Albert Ellis was an American psychologist who in 1955 developed Rational Emotive Behavior Therapy. He held M.A. and Ph.D. degrees in clinical psychology from Columbia University and American Board of Professional Psychology. He also founded and was the President of the New York City-based Albert Ellis Institute for decades. He is generally considered to be one of the originators of the cognitive revolutionary paradigm shift in psychotherapy and the founder of cognitive-behavioral therapies. Based on a 1982 professional survey of USA and Canadian psychologists, he was considered as the second most influential psychotherapist in history... (wikipedia)
Rational beliefs bring us closer to getting good results in the real world.
I would have liked having children to some degree, but frankly I haven't got the time to take the kids to the goddamn ballgame.
The art of love is largely the art of persistence.
We teach people that they upset themselves. We can't change the past, so we change how people are thinking, feeling and behaving today.

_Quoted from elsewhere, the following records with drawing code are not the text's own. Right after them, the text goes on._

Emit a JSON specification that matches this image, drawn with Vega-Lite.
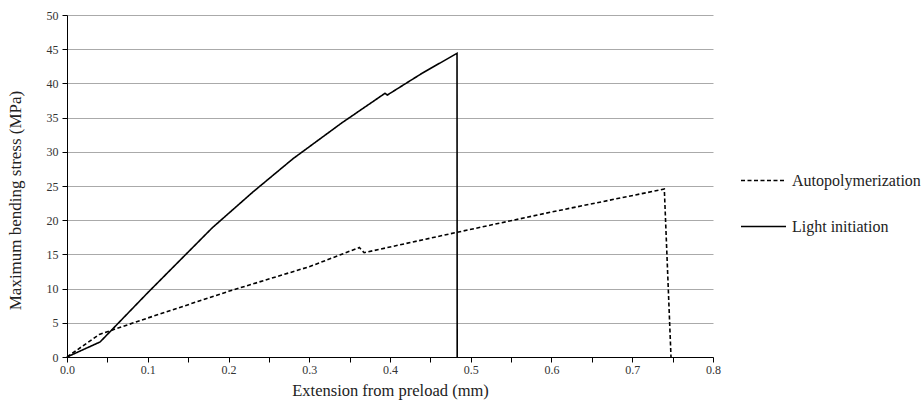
{
  "$schema": "https://vega.github.io/schema/vega-lite/v6.json",
  "width": 646,
  "height": 342,
  "autosize": "none",
  "padding": {"left": 67, "top": 15, "right": 210, "bottom": 49},
  "background": "white",
  "config": {
    "font": "Liberation Serif",
    "view": {"stroke": null},
    "axis": {"labelFont": "Liberation Serif", "titleFont": "Liberation Serif", "labelColor": "#333", "titleColor": "#222", "titleFontWeight": "normal", "domainColor": "#000", "tickColor": "#000"}
  },
  "data": {
    "values": [
      {"series": "Light initiation", "i": 0, "ext": 0.0, "stress": 0.0},
      {"series": "Light initiation", "i": 1, "ext": 0.041, "stress": 2.2},
      {"series": "Light initiation", "i": 2, "ext": 0.1, "stress": 9.4},
      {"series": "Light initiation", "i": 3, "ext": 0.18, "stress": 18.9},
      {"series": "Light initiation", "i": 4, "ext": 0.23, "stress": 24.1},
      {"series": "Light initiation", "i": 5, "ext": 0.28, "stress": 29.0},
      {"series": "Light initiation", "i": 6, "ext": 0.34, "stress": 34.2},
      {"series": "Light initiation", "i": 7, "ext": 0.3938, "stress": 38.55},
      {"series": "Light initiation", "i": 8, "ext": 0.3967, "stress": 38.3},
      {"series": "Light initiation", "i": 9, "ext": 0.44, "stress": 41.5},
      {"series": "Light initiation", "i": 10, "ext": 0.483, "stress": 44.4},
      {"series": "Light initiation", "i": 11, "ext": 0.4832, "stress": 0.0},
      {"series": "Autopolymerization", "i": 0, "ext": 0.0, "stress": 0.0},
      {"series": "Autopolymerization", "i": 1, "ext": 0.04, "stress": 3.3},
      {"series": "Autopolymerization", "i": 2, "ext": 0.1, "stress": 5.7},
      {"series": "Autopolymerization", "i": 3, "ext": 0.2, "stress": 9.6},
      {"series": "Autopolymerization", "i": 4, "ext": 0.3, "stress": 13.2},
      {"series": "Autopolymerization", "i": 5, "ext": 0.362, "stress": 16.0},
      {"series": "Autopolymerization", "i": 6, "ext": 0.368, "stress": 15.25},
      {"series": "Autopolymerization", "i": 7, "ext": 0.474, "stress": 18.0},
      {"series": "Autopolymerization", "i": 8, "ext": 0.6, "stress": 21.2},
      {"series": "Autopolymerization", "i": 9, "ext": 0.7397, "stress": 24.55},
      {"series": "Autopolymerization", "i": 10, "ext": 0.748, "stress": 0.0}
    ]
  },
  "mark": {"type": "line", "strokeWidth": 1.6, "color": "black"},
  "encoding": {
    "x": {
      "field": "ext", "type": "quantitative",
      "scale": {"domain": [0, 0.8], "nice": false},
      "axis": {
        "title": "Extension from preload (mm)",
        "titleFontSize": 16.5, "titlePadding": 7,
        "labelFontSize": 12,
        "grid": false,
        "values": [0, 0.05, 0.1, 0.15, 0.2, 0.25, 0.3, 0.35, 0.4, 0.45, 0.5, 0.55, 0.6, 0.65, 0.7, 0.75, 0.8],
        "labelExpr": "abs(datum.value*10 - round(datum.value*10)) < 0.001 ? format(datum.value, '.1f') : ''",
        "tickSize": 5, "labelPadding": 2, "labelFlush": false, "labelOverlap": false
      }
    },
    "y": {
      "field": "stress", "type": "quantitative",
      "scale": {"domain": [0, 50], "nice": false},
      "axis": {
        "title": "Maximum bending stress (MPa)",
        "titleFontSize": 17, "titlePadding": 22,
        "titleY": 185,
        "labelFontSize": 12,
        "values": [0, 5, 10, 15, 20, 25, 30, 35, 40, 45, 50],
        "grid": true, "gridColor": "#aaaaaa", "gridWidth": 1,
        "tickSize": 5, "labelPadding": 4
      }
    },
    "strokeDash": {
      "field": "series", "type": "nominal",
      "scale": {"domain": ["Autopolymerization", "Light initiation"], "range": [[4, 2.5], [1, 0]]},
      "legend": {
        "title": null,
        "orient": "none",
        "legendX": 673,
        "legendY": 142,
        "symbolType": "stroke",
        "symbolSize": 2025,
        "symbolStrokeWidth": 1.6,
        "symbolStrokeColor": "black",
        "labelFontSize": 16,
        "labelColor": "#222",
        "labelFont": "Liberation Serif",
        "rowPadding": 14,
        "labelOffset": 5,
        "labelLimit": 300
      }
    },
    "order": {"field": "i", "type": "quantitative"}
  }
}
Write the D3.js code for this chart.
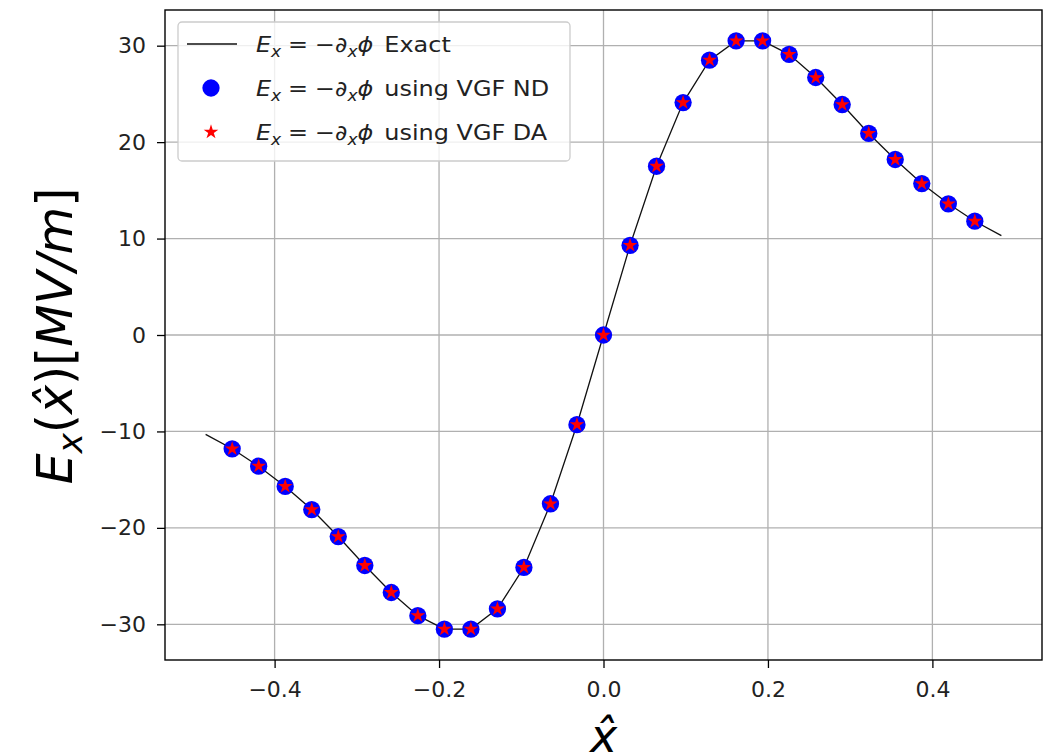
<!DOCTYPE html>
<html>
<head>
<meta charset="utf-8">
<script src="https://cdn.jsdelivr.net/npm/d3@7"></script>
<style>
  body { margin: 0; background: #fff; }
  svg { font-family: "DejaVu Sans", sans-serif; }
</style>
</head>
<body>
<svg width="1048" height="756"></svg>
<script>
// sample positions (x hat) and field values
var xPts = [-0.4516, -0.4194, -0.3871, -0.3548, -0.3226, -0.2903, -0.2581, -0.2258, -0.1935, -0.1613,
  -0.1290, -0.0968, -0.0645, -0.0323, 0.0, 0.0323, 0.0645, 0.0968, 0.1290, 0.1613,
  0.1935, 0.2258, 0.2581, 0.2903, 0.3226, 0.3548, 0.3871, 0.4194, 0.4516];
var ndVals = [-11.8, -13.6, -15.7, -18.1, -20.9, -23.9, -26.7, -29.1, -30.5, -30.5,
  -28.4, -24.1, -17.5, -9.3, 0.0, 9.3, 17.5, 24.1, 28.5, 30.5,
  30.5, 29.1, 26.7, 23.9, 20.9, 18.2, 15.7, 13.6, 11.8];
var daVals = ndVals.slice();
// exact curve sampled on the same grid, plus the two end points
var exactX = [-0.4839].concat(xPts, [0.4839]);
var exactVals = [-10.3].concat(ndVals, [10.3]);

var xTicks = [-0.4, -0.2, 0.0, 0.2, 0.4];
var yTicks = [-30, -20, -10, 0, 10, 20, 30];

var svg = d3.select('svg'),
  margin = {top: 10, right: 6, bottom: 96, left: 165},
  width = svg.attr('width') - margin.left - margin.right,
  height = svg.attr('height') - margin.top - margin.bottom,
  g = svg.append('g').attr('transform', 'translate(' + margin.left + ',' + margin.top + ')');

var x = d3.scaleLinear().domain([-0.5333, 0.5333]).range([0, width]),
  y = d3.scaleLinear().domain([-33.7, 33.7]).range([height, 0]);

var gridCol = '#b0b0b0';

// grid
g.append('g')
  .attr('class', 'grid')
  .selectAll('line.gx')
  .data(xTicks)
  .enter()
  .append('line')
  .attr('x1', d => x(d)).attr('x2', d => x(d))
  .attr('y1', 0).attr('y2', height)
  .style('stroke', gridCol).style('stroke-width', 1.3);
g.select('.grid')
  .selectAll('line.gy')
  .data(yTicks)
  .enter()
  .append('line')
  .attr('y1', d => y(d)).attr('y2', d => y(d))
  .attr('x1', 0).attr('x2', width)
  .style('stroke', gridCol).style('stroke-width', 1.3);

// exact line
var line = d3.line()
  .x(function(d) { return x(d[0]); })
  .y(function(d) { return y(d[1]); });

g.append('path')
  .datum(d3.zip(exactX, exactVals))
  .attr('d', line)
  .style('fill', 'none')
  .style('stroke', '#111')
  .style('stroke-width', 1.3);

// VGF ND circles
g.selectAll('.nd')
  .data(d3.zip(xPts, ndVals))
  .enter()
  .append('path')
  .attr('class', 'nd')
  .attr('transform', d => 'translate(' + x(d[0]) + ',' + y(d[1]) + ')')
  .attr('d', d3.symbol(d3.symbolCircle, 235))
  .style('fill', '#0000ff');

// VGF DA stars
g.selectAll('.da')
  .data(d3.zip(xPts, daVals))
  .enter()
  .append('path')
  .attr('class', 'da')
  .attr('transform', d => 'translate(' + x(d[0]) + ',' + y(d[1]) + ')')
  .attr('d', d3.symbol(d3.symbolStar, 66))
  .style('fill', '#ff0000');

// axes
var xAxis = g.append('g')
  .attr('transform', 'translate(0,' + height + ')')
  .call(d3.axisBottom(x).tickValues(xTicks).tickFormat(d3.format('.1f')).tickSize(8).tickPadding(13));
var yAxis = g.append('g')
  .call(d3.axisLeft(y).tickValues(yTicks).tickFormat(d3.format('d')).tickSize(8).tickPadding(11));

[xAxis, yAxis].forEach(function(a) {
  a.select('.domain').remove();
  a.selectAll('line').style('stroke', '#000').style('stroke-width', 1.3);
  a.selectAll('text').style('font-size', '22px').style('fill', '#222').style('font-family', '"DejaVu Sans"');
});

// frame
g.append('rect')
  .attr('width', width).attr('height', height)
  .style('fill', 'none').style('stroke', '#000').style('stroke-width', 1.4);

// axis labels
svg.append('text')
  .attr('x', margin.left + x(0))
  .attr('y', 752)
  .attr('text-anchor', 'middle')
  .style('font-size', '46px')
  .style('font-style', 'italic')
  .text('x\u0302');

var yl = svg.append('text')
  .attr('transform', 'translate(72,' + (margin.top + height / 2 + 1) + ') rotate(-90)')
  .attr('text-anchor', 'middle')
  .style('font-size', '49px');
yl.append('tspan').style('font-style', 'italic').text('E');
yl.append('tspan').style('font-style', 'italic').attr('dy', 10).style('font-size', '34px').text('x');
yl.append('tspan').attr('dy', -10).text('(');
yl.append('tspan').style('font-style', 'italic').text('x\u0302');
yl.append('tspan').text(')[');
yl.append('tspan').style('font-style', 'italic').text('MV/m');
yl.append('tspan').text(']');

// legend
var legendNames = ['Exact', 'using VGF ND', 'using VGF DA'];
var leg = svg.append('g').attr('transform', 'translate(178,22)');
leg.append('rect')
  .attr('width', 392).attr('height', 139).attr('rx', 4)
  .style('fill', 'rgba(255,255,255,0.8)')
  .style('stroke', '#cccccc').style('stroke-width', 1.3);

var rows = leg.selectAll('.row')
  .data(legendNames)
  .enter()
  .append('g')
  .attr('class', 'row')
  .attr('transform', (d, i) => 'translate(0,' + (22 + i * 44) + ')');

rows.filter((d, i) => i === 0)
  .append('line')
  .attr('x1', 9).attr('x2', 59)
  .style('stroke', '#111').style('stroke-width', 1.3);
rows.filter((d, i) => i === 1)
  .append('path')
  .attr('transform', 'translate(33,0)')
  .attr('d', d3.symbol(d3.symbolCircle, 235))
  .style('fill', '#0000ff');
rows.filter((d, i) => i === 2)
  .append('path')
  .attr('transform', 'translate(33,0)')
  .attr('d', d3.symbol(d3.symbolStar, 66))
  .style('fill', '#ff0000');

var lt = rows.append('text')
  .attr('transform', 'translate(78,0) scale(1.14,1)')
  .attr('dy', '0.36em')
  .style('font-size', '21px')
  .style('fill', '#222');
lt.append('tspan').style('font-style', 'italic').text('E');
lt.append('tspan').style('font-style', 'italic').style('font-size', '15px').attr('dy', 5).text('x');
lt.append('tspan').attr('dy', -5).attr('dx', 6).text('=');
lt.append('tspan').attr('dx', 6).text('\u2212\u2202');
lt.append('tspan').style('font-style', 'italic').style('font-size', '15px').attr('dy', 5).text('x');
lt.append('tspan').attr('dy', -5).style('font-style', 'italic').text('\u03d5');
lt.append('tspan').attr('dx', 3).text(d => ' ' + d);
</script>
</body>
</html>
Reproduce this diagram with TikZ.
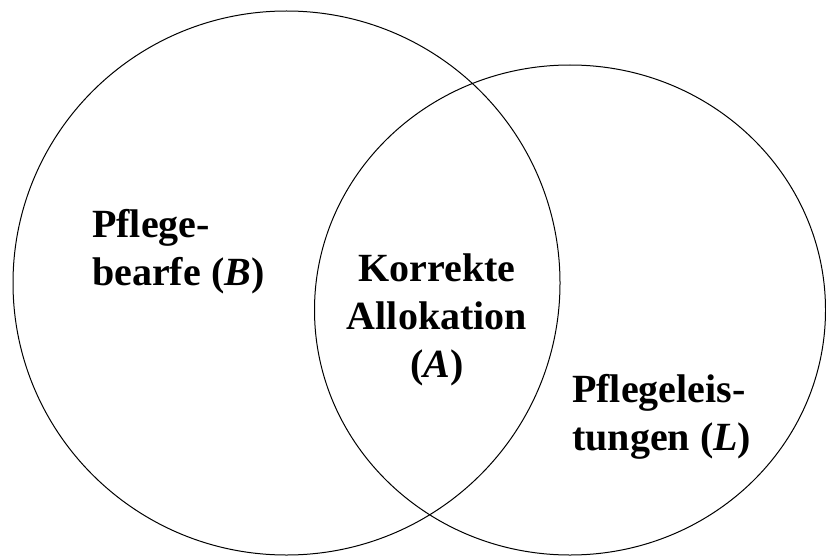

You largely constructed your depression. It wasn't given to you. Therefore, you can deconstruct it.
The best years of your life are the ones in which you decide your problems are your own. You do not blame them on your mother, the ecology, or the president. You realize that you control your own destiny.
By not caring too much about what people think, I'm able to think for myself and propagate ideas which are very often unpopular. And I succeed.
I had used eclectic therapy and behavior therapy on myself at the age of 19 to get over my fear of public speaking and of approaching young women in public.
Let's suppose somebody abused you sexually. You still had a choice, though not a good one, about what to tell yourself about the abuse.
I'm very happy. I like my work and the various aspects of it - going around the world, teaching the gospel according to St. Albert.